::: Source material :::

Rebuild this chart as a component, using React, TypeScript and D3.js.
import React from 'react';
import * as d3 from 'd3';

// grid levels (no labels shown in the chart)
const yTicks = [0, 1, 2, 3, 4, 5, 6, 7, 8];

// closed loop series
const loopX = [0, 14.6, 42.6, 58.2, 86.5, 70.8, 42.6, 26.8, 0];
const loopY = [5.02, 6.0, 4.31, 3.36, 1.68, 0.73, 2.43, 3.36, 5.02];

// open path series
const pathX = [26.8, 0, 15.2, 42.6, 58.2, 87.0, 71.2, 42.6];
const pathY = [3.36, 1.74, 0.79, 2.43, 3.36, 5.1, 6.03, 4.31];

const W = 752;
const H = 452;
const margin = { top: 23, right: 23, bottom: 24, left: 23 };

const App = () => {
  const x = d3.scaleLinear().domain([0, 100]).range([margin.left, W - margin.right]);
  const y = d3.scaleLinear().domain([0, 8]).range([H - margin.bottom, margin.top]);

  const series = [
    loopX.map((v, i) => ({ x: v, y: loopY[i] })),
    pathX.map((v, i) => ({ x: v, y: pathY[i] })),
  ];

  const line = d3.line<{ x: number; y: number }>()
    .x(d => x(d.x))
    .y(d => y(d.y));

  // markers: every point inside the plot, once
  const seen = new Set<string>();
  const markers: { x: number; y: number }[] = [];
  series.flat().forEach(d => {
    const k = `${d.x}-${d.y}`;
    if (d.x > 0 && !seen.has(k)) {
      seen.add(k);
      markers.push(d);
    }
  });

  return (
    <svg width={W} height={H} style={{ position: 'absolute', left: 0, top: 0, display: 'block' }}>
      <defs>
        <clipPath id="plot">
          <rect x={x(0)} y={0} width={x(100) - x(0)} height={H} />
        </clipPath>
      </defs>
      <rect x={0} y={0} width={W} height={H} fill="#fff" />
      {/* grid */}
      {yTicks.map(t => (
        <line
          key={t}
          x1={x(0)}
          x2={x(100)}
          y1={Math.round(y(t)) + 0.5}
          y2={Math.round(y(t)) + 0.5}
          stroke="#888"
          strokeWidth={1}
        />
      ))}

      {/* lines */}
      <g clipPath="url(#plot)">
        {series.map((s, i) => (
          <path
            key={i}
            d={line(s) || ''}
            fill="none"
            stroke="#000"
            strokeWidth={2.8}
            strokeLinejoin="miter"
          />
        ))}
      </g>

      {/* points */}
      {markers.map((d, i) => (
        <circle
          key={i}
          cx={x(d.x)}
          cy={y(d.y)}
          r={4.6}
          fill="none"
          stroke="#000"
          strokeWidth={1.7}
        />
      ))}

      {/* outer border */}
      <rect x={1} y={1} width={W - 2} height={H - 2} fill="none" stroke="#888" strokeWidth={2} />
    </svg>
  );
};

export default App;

:::

To do.
Make an exact copy of every line in the data.

Expected answer.
Rebuild this chart as a component, using React, TypeScript and D3.js.
import React from 'react';
import * as d3 from 'd3';

// grid levels (no labels shown in the chart)
const yTicks = [0, 1, 2, 3, 4, 5, 6, 7, 8];

// closed loop series
const loopX = [0, 14.6, 42.6, 58.2, 86.5, 70.8, 42.6, 26.8, 0];
const loopY = [5.02, 6.0, 4.31, 3.36, 1.68, 0.73, 2.43, 3.36, 5.02];

// open path series
const pathX = [26.8, 0, 15.2, 42.6, 58.2, 87.0, 71.2, 42.6];
const pathY = [3.36, 1.74, 0.79, 2.43, 3.36, 5.1, 6.03, 4.31];

const W = 752;
const H = 452;
const margin = { top: 23, right: 23, bottom: 24, left: 23 };

const App = () => {
  const x = d3.scaleLinear().domain([0, 100]).range([margin.left, W - margin.right]);
  const y = d3.scaleLinear().domain([0, 8]).range([H - margin.bottom, margin.top]);

  const series = [
    loopX.map((v, i) => ({ x: v, y: loopY[i] })),
    pathX.map((v, i) => ({ x: v, y: pathY[i] })),
  ];

  const line = d3.line<{ x: number; y: number }>()
    .x(d => x(d.x))
    .y(d => y(d.y));

  // markers: every point inside the plot, once
  const seen = new Set<string>();
  const markers: { x: number; y: number }[] = [];
  series.flat().forEach(d => {
    const k = `${d.x}-${d.y}`;
    if (d.x > 0 && !seen.has(k)) {
      seen.add(k);
      markers.push(d);
    }
  });

  return (
    <svg width={W} height={H} style={{ position: 'absolute', left: 0, top: 0, display: 'block' }}>
      <defs>
        <clipPath id="plot">
          <rect x={x(0)} y={0} width={x(100) - x(0)} height={H} />
        </clipPath>
      </defs>
      <rect x={0} y={0} width={W} height={H} fill="#fff" />
      {/* grid */}
      {yTicks.map(t => (
        <line
          key={t}
          x1={x(0)}
          x2={x(100)}
          y1={Math.round(y(t)) + 0.5}
          y2={Math.round(y(t)) + 0.5}
          stroke="#888"
          strokeWidth={1}
        />
      ))}

      {/* lines */}
      <g clipPath="url(#plot)">
        {series.map((s, i) => (
          <path
            key={i}
            d={line(s) || ''}
            fill="none"
            stroke="#000"
            strokeWidth={2.8}
            strokeLinejoin="miter"
          />
        ))}
      </g>

      {/* points */}
      {markers.map((d, i) => (
        <circle
          key={i}
          cx={x(d.x)}
          cy={y(d.y)}
          r={4.6}
          fill="none"
          stroke="#000"
          strokeWidth={1.7}
        />
      ))}

      {/* outer border */}
      <rect x={1} y={1} width={W - 2} height={H - 2} fill="none" stroke="#888" strokeWidth={2} />
    </svg>
  );
};

export default App;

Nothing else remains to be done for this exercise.